Please, instead of using accusatory terms like "bitter" and "twisted", educate the forum on how "no-fault" divorce laws benefit men and fathers?

The OP asked "Is marriage worth it?", and he deserves to know exactly how marriage laws will affect him. Do no-fault divorce laws benefit him? If so, how? Or, as other posters have pointed out, is he risking his life fortune on a 50/50 coin toss?


----------



## Liam (Nov 13, 2009)

I think it's refreshing to hear(or read, in this case) someone asking this question. How many just rush in, without giving the marriage much thought? _Far_ too many.

For me, yes it has been worth it. That doesn't mean it hasn't been difficult at times though. At some points(pretty far in the past now, thankfully) it has been _incredibly_ difficult, but we have always been committed to making it work. If you and your GF are completely committed, then you have a decent chance too.

I love Dr. Phil's advice on this very subject. If you are planning to get married, you need to discuss *every single aspect* of things. Where will you live? Who will make the money? Who will do what in the house? Do you want children? How do you want your sex life to be? Etc etc etc.


----------



## Emerald (Aug 2, 2012)

Liam said:


> I think it's refreshing to hear(or read, in this case) someone asking this question. How many just rush in, without giving the marriage much thought? _Far_ too many.
> 
> For me, yes it has been worth it. That doesn't mean it hasn't been difficult at times though. At some points(pretty far in the past now, thankfully) it has been _incredibly_ difficult, but we have always been committed to making it work. If you and your GF are completely committed, then you have a decent chance too.
> 
> I love Dr. Phil's advice on this very subject. If you are planning to get married, you need to discuss *every single aspect* of things. Where will you live? Who will make the money? Who will do what in the house? Do you want children? How do you want your sex life to be? Etc etc etc.


Agree.


----------



## See_Listen_Love (Jun 28, 2012)

There are pre-marriage courses. Do that, it will open your eyes.


----------



## Abstract Annie (Sep 13, 2012)

Absolutely worth it.

Hubby and I have had our rough patches, the most recent one being the worst, but it's still worth it. Would I do it all again knowing how much the hard times have hurt me? 100% yes. As well as some of the most difficult times of my life, my marriage has brought me some of the most amazing times of my life.

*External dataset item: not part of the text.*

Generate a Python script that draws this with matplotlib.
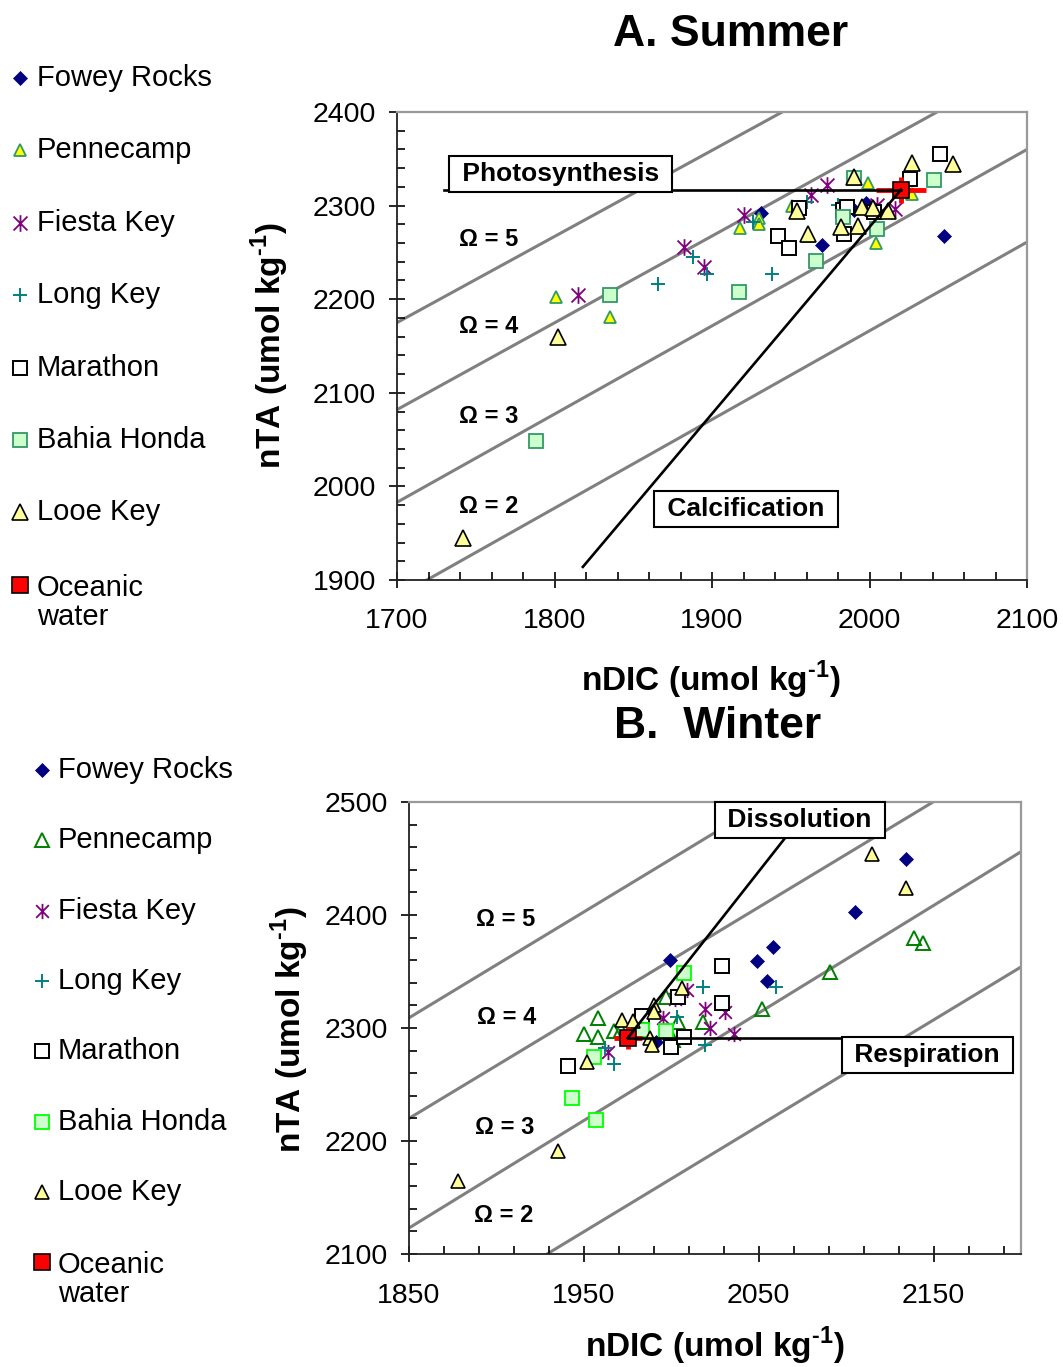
import matplotlib
matplotlib.use('Agg')
import matplotlib.pyplot as plt
from matplotlib.lines import Line2D
from matplotlib.path import Path
from matplotlib.ticker import MultipleLocator

plt.rcParams['font.family'] = ['Liberation Sans', 'DejaVu Sans']
plt.rcParams['mathtext.fontset'] = 'custom'
plt.rcParams['mathtext.rm'] = 'Liberation Sans'
plt.rcParams['mathtext.bf'] = 'Liberation Sans:bold'

# ---- data: summer (panel A) ----
sites = ['Fowey Rocks', 'Pennecamp', 'Fiesta Key', 'Long Key', 'Marathon',
         'Bahia Honda', 'Looe Key', 'Oceanic\nwater']

fowey_s_dic = [1931, 1970, 1990, 1998, 2047]
fowey_s_ta = [2292, 2258, 2295, 2303, 2267]
penne_s_dic = [1801, 1835, 1918, 1930, 1930, 1951, 1961, 1999, 2004, 2027]
penne_s_ta = [2202, 2181, 2276, 2287, 2280, 2300, 2268, 2324, 2260, 2312]
fiesta_s_dic = [1815, 1882, 1895, 1920, 1963, 1973, 2005, 2016]
fiesta_s_ta = [2204, 2256, 2234, 2290, 2311, 2322, 2301, 2296]
long_s_dic = [1866, 1888, 1897, 1926, 1938, 1960, 1980, 2002]
long_s_ta = [2216, 2245, 2227, 2282, 2227, 2304, 2301, 2293]
mara_s_dic = [1942, 1949, 1955, 1983, 1986, 1984, 2003, 2026, 2045]
mara_s_ta = [2268, 2255, 2297, 2295, 2299, 2270, 2293, 2328, 2355]
bahia_s_dic = [1788, 1835, 1917, 1966, 1983, 1990, 2005, 2041]
bahia_s_ta = [2048, 2204, 2208, 2241, 2288, 2330, 2275, 2327]
looe_s_dic = [1742, 1802, 1954, 1961, 1982, 1990, 1993, 1995, 2002, 2012, 2027, 2053]
looe_s_ta = [1945, 2160, 2294, 2270, 2277, 2331, 2278, 2299, 2297, 2294, 2345, 2344]
ocean_s_dic = [2020]
ocean_s_ta = [2317]
ocean_s_err = (16, 14)

# ---- data: winter (panel B) ----
fowey_w_dic = [1991, 1999, 2049, 2055, 2058, 2105, 2134]
fowey_w_ta = [2288, 2360, 2359, 2342, 2372, 2403, 2450]
penne_w_dic = [1950, 1958, 1958, 1967, 1971, 1997, 2001, 2004, 2018, 2052, 2091, 2139, 2144]
penne_w_ta = [2295, 2309, 2292, 2297, 2298, 2327, 2289, 2305, 2305, 2317, 2350, 2380, 2375]
fiesta_w_dic = [1964, 1995, 2002, 2009, 2019, 2022, 2031, 2036]
fiesta_w_ta = [2279, 2309, 2326, 2334, 2317, 2300, 2314, 2295]
long_w_dic = [1962, 1967, 2003, 2018, 2019, 2060]
long_w_ta = [2282, 2268, 2310, 2336, 2285, 2336]
mara_w_dic = [1941, 1983, 2000, 2004, 2007, 2029, 2029]
mara_w_ta = [2266, 2311, 2283, 2327, 2292, 2322, 2355]
bahia_w_dic = [1943, 1956, 1957, 1983, 1997, 2007]
bahia_w_ta = [2238, 2274, 2219, 2298, 2297, 2349]
looe_w_dic = [1878, 1935, 1952, 1972, 1978, 1988, 1989, 1990, 1990, 2006, 2115, 2134]
looe_w_ta = [2165, 2191, 2270, 2307, 2306, 2291, 2285, 2320, 2314, 2335, 2454, 2424]
ocean_w_dic = [1975]
ocean_w_ta = [2291]
ocean_w_err = (8, 10)

# aragonite saturation isolines (nTA at both ends of the nDIC range)
omega_levels = [5, 4, 3, 2]
omega_s_dic = [1700, 2100]
omega_s_ta0 = [2175, 2082, 1983, 1882]
omega_s_ta1 = [2543, 2453, 2360, 2261]
omega_w_dic = [1850, 2200]
omega_w_ta0 = [2309, 2220, 2123, 2026]
omega_w_ta1 = [2637, 2547, 2456, 2354]

# process vectors end points
photo_end = (1730, 2317)
calc_end = (1818, 1914)
diss_end = (2065, 2468)
resp_end = (2100, 2291)

# axis ticks
xticks_s = list(range(1700, 2101, 100))
xticks_w = list(range(1850, 2201, 100))

STAR = Path([(-1, -1), (1, 1), (-1, 1), (1, -1), (0, -1.2), (0, 1.2)],
            [Path.MOVETO, Path.LINETO, Path.MOVETO, Path.LINETO, Path.MOVETO, Path.LINETO])

style_s = [
    dict(marker='D', ms=7.5, mfc='#000080', mec='#000080', mew=0.5),
    dict(marker='^', ms=8.5, mfc='#FFFF00', mec='#339966', mew=1.3),
    dict(marker=STAR, ms=12, mfc='none', mec='#800080', mew=1.3),
    dict(marker='+', ms=10.5, mfc='none', mec='#008080', mew=1.4),
    dict(marker='s', ms=9.5, mfc='white', mec='black', mew=1.4),
    dict(marker='s', ms=9.5, mfc='#CCFFCC', mec='#339966', mew=1.3),
    dict(marker='^', ms=11, mfc='#FFFF99', mec='black', mew=1.2),
    dict(marker='s', ms=12, mfc='#FF0000', mec='black', mew=1.2),
]
style_w = [
    dict(marker='D', ms=7.5, mfc='#000080', mec='#000080', mew=0.5),
    dict(marker='^', ms=10, mfc='none', mec='#008000', mew=1.4),
    dict(marker=STAR, ms=11, mfc='none', mec='#800080', mew=1.3),
    dict(marker='+', ms=10, mfc='none', mec='#008080', mew=1.4),
    dict(marker='s', ms=9.5, mfc='white', mec='black', mew=1.4),
    dict(marker='s', ms=9.5, mfc='#CCFFCC', mec='#00FF00', mew=1.3),
    dict(marker='^', ms=10, mfc='#FFFF99', mec='black', mew=1.2),
    dict(marker='s', ms=12, mfc='#FF0000', mec='black', mew=1.2),
]

W, H = 1063, 1367
fig = plt.figure(figsize=(W / 100, H / 100), dpi=100)


def px_box(l, t, r, b):
    return [l / W, 1 - b / H, (r - l) / W, (b - t) / H]


def style_axes(ax, xlim, ylim, xticks, xpad, ypad):
    ax.set_xlim(*xlim)
    ax.set_ylim(*ylim)
    ax.set_xticks(xticks)
    ax.set_xticks(range(xlim[0], xlim[1] + 1, 20), minor=True)
    ax.yaxis.set_major_locator(MultipleLocator(100))
    ax.yaxis.set_minor_locator(MultipleLocator(20))
    ax.tick_params(which='major', direction='inout', length=12, width=1.2, labelsize=20.5)
    ax.tick_params(which='minor', direction='in', length=5.5, width=1.2)
    ax.tick_params(axis='x', which='major', pad=xpad)
    ax.tick_params(axis='y', which='major', pad=ypad)
    for s in ['top', 'right']:
        ax.spines[s].set_color('#999999')
        ax.spines[s].set_linewidth(1.6)
    for s in ['left', 'bottom']:
        ax.spines[s].set_color('#222222')
        ax.spines[s].set_linewidth(1.3)


def draw_panel(ax, series, styles, ocean, ocean_err, odic, ota0, ota1):
    for lev, t0, t1 in zip(omega_levels, ota0, ota1):
        ax.plot(odic, [t0, t1], color='#808080', lw=2.2, zorder=1)
    for i, (dic, ta) in enumerate(series):
        ax.plot(dic, ta, linestyle='none', zorder=3 + i, **styles[i])
    ax.errorbar(ocean[0], ocean[1], xerr=ocean_err[0], yerr=ocean_err[1], fmt='none',
                ecolor='red', elinewidth=3.5, capsize=0, zorder=10)
    ax.plot(ocean[0], ocean[1], linestyle='none', zorder=11, **styles[7])


box_kw = dict(ha='center', va='center', fontsize=19, fontweight='bold', zorder=20,
              bbox=dict(boxstyle='square,pad=0.22', fc='white', ec='black', lw=1.5))
omega_kw = dict(ha='center', va='center', fontsize=17, fontweight='bold', zorder=15)
unit_label = 'nDIC (umol kg$^{\\mathbf{\u20101}}$)'
ta_label = 'nTA (umol kg$^{\\mathbf{\u20101}}$)'

# ---- panel A: summer ----
ax_a = fig.add_axes(px_box(397, 112, 1027, 580))
style_axes(ax_a, (1700, 2100), (1900, 2400), xticks_s, 14, 9)
series_s = [(fowey_s_dic, fowey_s_ta), (penne_s_dic, penne_s_ta), (fiesta_s_dic, fiesta_s_ta),
            (long_s_dic, long_s_ta), (mara_s_dic, mara_s_ta), (bahia_s_dic, bahia_s_ta),
            (looe_s_dic, looe_s_ta)]
draw_panel(ax_a, series_s, style_s, (ocean_s_dic, ocean_s_ta), ocean_s_err,
           omega_s_dic, omega_s_ta0, omega_s_ta1)
ax_a.plot([photo_end[0], ocean_s_dic[0]], [photo_end[1], ocean_s_ta[0]], color='black', lw=1.9, zorder=14)
ax_a.plot([calc_end[0], ocean_s_dic[0]], [calc_end[1], ocean_s_ta[0]], color='black', lw=1.9, zorder=14)
ax_a.text(1804, 2334, ' Photosynthesis ', **box_kw)
ax_a.text(1921.5, 1976, ' Calcification ', **box_kw)
for lev, (ox, oy) in zip(omega_levels, [(1758, 2264), (1758, 2171), (1758, 2075), (1758, 1978)]):
    ax_a.text(ox, oy, f'Ω = {lev}', **omega_kw)
ax_a.set_xlabel(unit_label, fontsize=24, fontweight='bold')
ax_a.xaxis.set_label_coords(0.498, -0.214)
ax_a.xaxis.label.set_va('center')
ax_a.set_ylabel(ta_label, fontsize=24, fontweight='bold')
ax_a.yaxis.set_label_coords(-0.2016, 0.5)
ax_a.yaxis.label.set_va('center')
fig.text(731 / W, 1 - 35 / H, 'A. Summer', ha='center', va='center', fontsize=32, fontweight='bold')

# ---- panel B: winter ----
ax_b = fig.add_axes(px_box(409, 802, 1021, 1254))
style_axes(ax_b, (1850, 2200), (2100, 2500), xticks_w, 15, 9)
series_w = [(fowey_w_dic, fowey_w_ta), (penne_w_dic, penne_w_ta), (fiesta_w_dic, fiesta_w_ta),
            (long_w_dic, long_w_ta), (mara_w_dic, mara_w_ta), (bahia_w_dic, bahia_w_ta),
            (looe_w_dic, looe_w_ta)]
draw_panel(ax_b, series_w, style_w, (ocean_w_dic, ocean_w_ta), ocean_w_err,
           omega_w_dic, omega_w_ta0, omega_w_ta1)
ax_b.plot([ocean_w_dic[0], diss_end[0]], [ocean_w_ta[0], diss_end[1]], color='black', lw=1.9, zorder=14)
ax_b.plot([ocean_w_dic[0], resp_end[0]], [ocean_w_ta[0], resp_end[1]], color='black', lw=1.9, zorder=14)
ax_b.text(2073.5, 2484, ' Dissolution ', **box_kw)
ax_b.text(2146.5, 2276, ' Respiration ', **box_kw)
for lev, (ox, oy) in zip(omega_levels, [(1905, 2396), (1906, 2309), (1905, 2212), (1904, 2134)]):
    ax_b.text(ox, oy, f'Ω = {lev}', **omega_kw)
ax_b.set_xlabel(unit_label, fontsize=24, fontweight='bold')
ax_b.xaxis.set_label_coords(0.5, -0.204)
ax_b.xaxis.label.set_va('center')
ax_b.set_ylabel(ta_label, fontsize=24, fontweight='bold')
ax_b.yaxis.set_label_coords(-0.1944, 0.496)
ax_b.yaxis.label.set_va('center')
fig.text(718 / W, 1 - 727 / H, 'B.  Winter', ha='center', va='center', fontsize=32, fontweight='bold')


# ---- legends (drawn in figure pixels) ----
def draw_legend(top, step, mx, tx, styles):
    for i, (name, st) in enumerate(zip(sites, styles)):
        y = top + step * i
        fig.add_artist(Line2D([mx / W], [1 - y / H], transform=fig.transFigure,
                              linestyle='none', **st))
        if '\n' in name:
            fig.text(tx / W, 1 - (y - 11) / H, name, ha='left', va='top', fontsize=21,
                     linespacing=1.05)
        else:
            fig.text(tx / W, 1 - y / H, name, ha='left', va='center', fontsize=21)


draw_legend(78, 72.4, 20, 37, style_s)
draw_legend(770, 70.3, 42, 58, style_w)

fig.savefig('out.png', dpi=100)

Be prepared to not always like each other, there will even be times when you question why you got married in the first place, but if you are both willing to work it out during the hard times, and really listen to each other, respect each other, things will improve. I personally feel that it's not necessary to have a "what if we divorce" plan, and I know that a lot will disagree with me. Go into it with a "how can we make this work" attitude. 

Good Luck.


----------



## scione (Jul 11, 2011)

Getting married and being married is awesome and definitely worth it.

What's not worth it is divorce!


----------



## COguy (Dec 1, 2011)

There's been some awesome advice on here. Here's my take.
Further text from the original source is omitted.